● Task instructions
Some lines in the listing below may include the string "this". How many are there? Give only the number.
+ + + + +
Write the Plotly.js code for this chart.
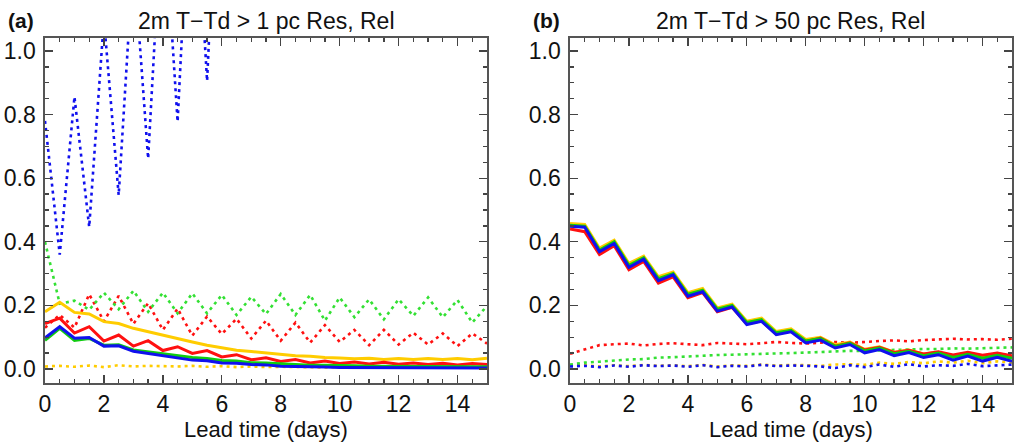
<!DOCTYPE html>
<html>
<head>
<meta charset="utf-8">
<script src="https://cdn.plot.ly/plotly-3.0.1.min.js"></script>
<style>html,body{margin:0;padding:0;background:#fff;}#chart{width:1020px;height:442px;}</style>
</head>
<body>
<div id="chart"></div>
<script>
// Lead time (days)
const leadDays = [0,0.5,1,1.5,2,2.5,3,3.5,4,4.5,5,5.5,6,6.5,7,7.5,8,8.5,9,9.5,10,10.5,11,11.5,12,12.5,13,13.5,14,14.5,15];

// Panel (a): 2m T-Td > 1 pc
const aYellowRes = [0.18,0.21,0.178,0.173,0.149,0.143,0.128,0.117,0.107,0.094,0.085,0.075,0.066,0.059,0.055,0.050,0.046,0.042,0.040,0.036,0.035,0.032,0.034,0.030,0.033,0.030,0.033,0.030,0.033,0.029,0.034];
const aRedRes    = [0.143,0.16,0.113,0.133,0.088,0.107,0.072,0.089,0.058,0.07,0.049,0.058,0.038,0.045,0.029,0.035,0.024,0.030,0.019,0.025,0.017,0.022,0.016,0.021,0.015,0.019,0.014,0.018,0.013,0.017,0.014];
const aGreenRes  = [0.09,0.128,0.09,0.096,0.075,0.076,0.06,0.054,0.046,0.042,0.036,0.033,0.027,0.025,0.02,0.019,0.016,0.015,0.012,0.012,0.01,0.01,0.009,0.009,0.008,0.008,0.008,0.007,0.007,0.007,0.007];
const aBlueRes   = [0.098,0.133,0.097,0.099,0.072,0.073,0.056,0.049,0.04,0.034,0.028,0.026,0.019,0.018,0.014,0.013,0.009,0.008,0.006,0.006,0.005,0.005,0.004,0.004,0.004,0.004,0.004,0.004,0.003,0.003,0.003];
const aYellowRel = [0.008,0.010,0.007,0.011,0.006,0.012,0.008,0.010,0.009,0.008,0.010,0.007,0.009,0.006,0.008,0.006,0.007,0.006,0.007,0.005,0.006,0.005,0.006,0.005,0.006,0.005,0.006,0.005,0.006,0.005,0.006];
const aRedRel    = [0.13,0.17,0.13,0.235,0.15,0.23,0.142,0.207,0.123,0.19,0.105,0.165,0.11,0.158,0.096,0.152,0.089,0.146,0.083,0.138,0.085,0.123,0.075,0.123,0.077,0.114,0.077,0.112,0.072,0.112,0.08];
const aGreenRel  = [0.40,0.205,0.215,0.186,0.24,0.188,0.246,0.18,0.24,0.175,0.238,0.175,0.233,0.17,0.227,0.173,0.236,0.17,0.233,0.152,0.225,0.163,0.219,0.156,0.219,0.167,0.225,0.163,0.217,0.146,0.198];
const aBlueRel   = [0.78,0.36,0.856,0.447,1.1,0.547,1.3,0.662,1.5,0.778,1.7,0.906,1.9,1.15,2.1,1.25,2.2,1.35,2.3,1.4,2.4,1.5,2.5,1.55,2.6,1.6,2.6,1.65,2.7,1.7,2.7];

// Panel (b): 2m T-Td > 50 pc
const bYellowRes = [0.458,0.455,0.38,0.405,0.332,0.355,0.29,0.305,0.24,0.253,0.192,0.204,0.15,0.16,0.118,0.126,0.093,0.1,0.076,0.085,0.062,0.07,0.053,0.06,0.047,0.053,0.042,0.05,0.04,0.046,0.038];
const bRedRes    = [0.44,0.432,0.36,0.388,0.312,0.338,0.27,0.29,0.224,0.24,0.18,0.194,0.142,0.152,0.11,0.12,0.087,0.097,0.072,0.082,0.06,0.068,0.052,0.059,0.047,0.054,0.044,0.053,0.043,0.05,0.042];
const bGreenRes  = [0.452,0.449,0.374,0.4,0.326,0.35,0.284,0.3,0.235,0.248,0.188,0.2,0.146,0.155,0.114,0.122,0.088,0.096,0.071,0.081,0.057,0.066,0.048,0.056,0.042,0.05,0.036,0.046,0.034,0.043,0.034];
const bBlueRes   = [0.449,0.446,0.369,0.395,0.32,0.345,0.278,0.296,0.229,0.243,0.182,0.195,0.14,0.15,0.108,0.117,0.082,0.091,0.066,0.077,0.051,0.061,0.042,0.052,0.036,0.045,0.028,0.041,0.025,0.037,0.024];
const bYellowRel = [0.01,0.012,0.008,0.012,0.009,0.013,0.01,0.012,0.009,0.013,0.008,0.012,0.01,0.014,0.011,0.013,0.012,0.01,0.014,0.015,0.013,0.02,0.016,0.022,0.018,0.024,0.02,0.026,0.018,0.024,0.02];
const bRedRel    = [0.048,0.062,0.075,0.078,0.08,0.074,0.079,0.081,0.077,0.075,0.082,0.08,0.078,0.081,0.085,0.082,0.08,0.083,0.085,0.082,0.086,0.088,0.09,0.087,0.091,0.092,0.095,0.093,0.094,0.092,0.095];
const bGreenRel  = [0.014,0.02,0.023,0.027,0.03,0.031,0.036,0.037,0.04,0.041,0.044,0.045,0.047,0.048,0.049,0.05,0.052,0.053,0.055,0.057,0.057,0.059,0.061,0.061,0.063,0.063,0.065,0.064,0.066,0.066,0.068];
const bBlueRel   = [0.008,0.01,0.006,0.011,0.007,0.012,0.009,0.011,0.007,0.012,0.006,0.01,0.008,0.013,0.009,0.011,0.01,0.008,0.003,0.012,0.006,0.014,0.007,0.015,0.008,0.012,0.01,0.016,0.009,0.012,0.014];

const panelTitles = ["2m T\u2212Td > 1 pc Res, Rel", "2m T\u2212Td > 50 pc Res, Rel"];
const panelLetters = ["(a)", "(b)"];
const xTitle = "Lead time (days)";

const C = {yellow:"#ffcc00", red:"#ff1010", green:"#10cc10", blue:"#1010ee", greenDot:"#33e033"};
const DOT = "3px,4px";

function solid(y, color, ax) {
  return {x: leadDays, y: y, type: "scatter", mode: "lines", xaxis: ax[0], yaxis: ax[1],
    line: {color: color, width: 3}, hoverinfo: "skip", showlegend: false};
}
function dotted(y, color, ax) {
  return {x: leadDays, y: y, type: "scatter", mode: "lines", xaxis: ax[0], yaxis: ax[1],
    line: {color: color, width: 2.6, dash: DOT}, hoverinfo: "skip", showlegend: false};
}

const A = ["x", "y"], B = ["x2", "y2"];
const data = [
  dotted(aYellowRel, C.yellow, A), dotted(aRedRel, C.red, A), dotted(aGreenRel, C.greenDot, A), dotted(aBlueRel, C.blue, A),
  solid(aYellowRes, C.yellow, A), solid(aRedRes, C.red, A), solid(aGreenRes, C.green, A), solid(aBlueRes, C.blue, A),
  dotted(bYellowRel, C.yellow, B), dotted(bRedRel, C.red, B), dotted(bGreenRel, C.greenDot, B), dotted(bBlueRel, C.blue, B),
  solid(bYellowRes, C.yellow, B), solid(bRedRes, C.red, B), solid(bGreenRes, C.green, B), solid(bBlueRes, C.blue, B)
];

const FONT = "Liberation Sans, Arial, Helvetica, sans-serif";
function xax(domain, anchor) {
  return {domain: domain, anchor: anchor, range: [0, 15], tick0: 0, dtick: 2,
    ticks: "inside", ticklen: 8, tickwidth: 1.3, tickcolor: "#444",
    minor: {ticks: "inside", dtick: 0.5, tick0: 0, ticklen: 4, tickwidth: 1.3, tickcolor: "#444", showgrid: false},
    showline: true, linecolor: "#555", linewidth: 1.6, mirror: "allticks",
    showgrid: false, zeroline: false, fixedrange: true,
    tickfont: {family: FONT, size: 23, color: "#111"}};
}
function yax(anchor) {
  return {domain: [0, 1], anchor: anchor, range: [-0.044, 1.041], tick0: 0, dtick: 0.2, tickformat: ".1f",
    ticks: "inside", ticklen: 8, tickwidth: 1.3, tickcolor: "#444",
    minor: {ticks: "inside", dtick: 0.05, tick0: 0, ticklen: 4, tickwidth: 1.3, tickcolor: "#444", showgrid: false},
    showline: true, linecolor: "#555", linewidth: 1.6, mirror: "allticks",
    showgrid: false, zeroline: false, fixedrange: true, ticklabelstandoff: 3,
    tickfont: {family: FONT, size: 23, color: "#111"}};
}

const L = 45, R = 8, T = 38, Bm = 59, W = 1020, H = 442;
const pw = W - L - R, ph = H - T - Bm;
const dA = [0, (487 - L) / pw], dB = [(570 - L) / pw, 1];
function px(p) { return (p - L) / pw; }
function py(p) { return (H - Bm - p) / ph; }

const annotations = [];
[dA, dB].forEach(function (d, i) {
  const cx = (d[0] + d[1]) / 2;
  annotations.push({xref: "paper", yref: "paper", x: cx, y: py(21), xanchor: "center", yanchor: "middle",
    text: panelTitles[i], showarrow: false, font: {family: FONT, size: 23, color: "#111"}});
  annotations.push({xref: "paper", yref: "paper", x: cx, y: py(429), xanchor: "center", yanchor: "middle",
    text: xTitle, showarrow: false, font: {family: FONT, size: 22, color: "#111"}});
});
annotations.push({xref: "paper", yref: "paper", x: px(21), y: py(20), xanchor: "center", yanchor: "middle",
  text: "<b>" + panelLetters[0] + "</b>", showarrow: false, font: {family: FONT, size: 21, color: "#111"}});
annotations.push({xref: "paper", yref: "paper", x: px(546), y: py(20), xanchor: "center", yanchor: "middle",
  text: "<b>" + panelLetters[1] + "</b>", showarrow: false, font: {family: FONT, size: 21, color: "#111"}});

const layout = {
  width: W, height: H,
  margin: {l: L, r: R, t: T, b: Bm},
  paper_bgcolor: "#fff", plot_bgcolor: "#fff",
  showlegend: false,
  xaxis: xax(dA, "y"), yaxis: yax("x"),
  xaxis2: xax(dB, "y2"), yaxis2: yax("x2"),
  annotations: annotations
};

Plotly.newPlot("chart", data, layout, {staticPlot: true, displayModeBar: false});
</script>
</body>
</html>
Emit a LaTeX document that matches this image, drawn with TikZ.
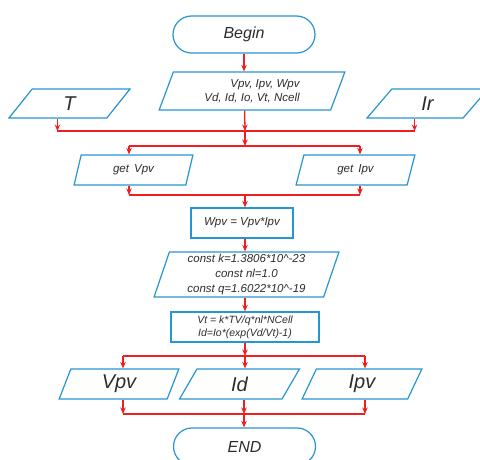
+ + + + +
● Worked solution
2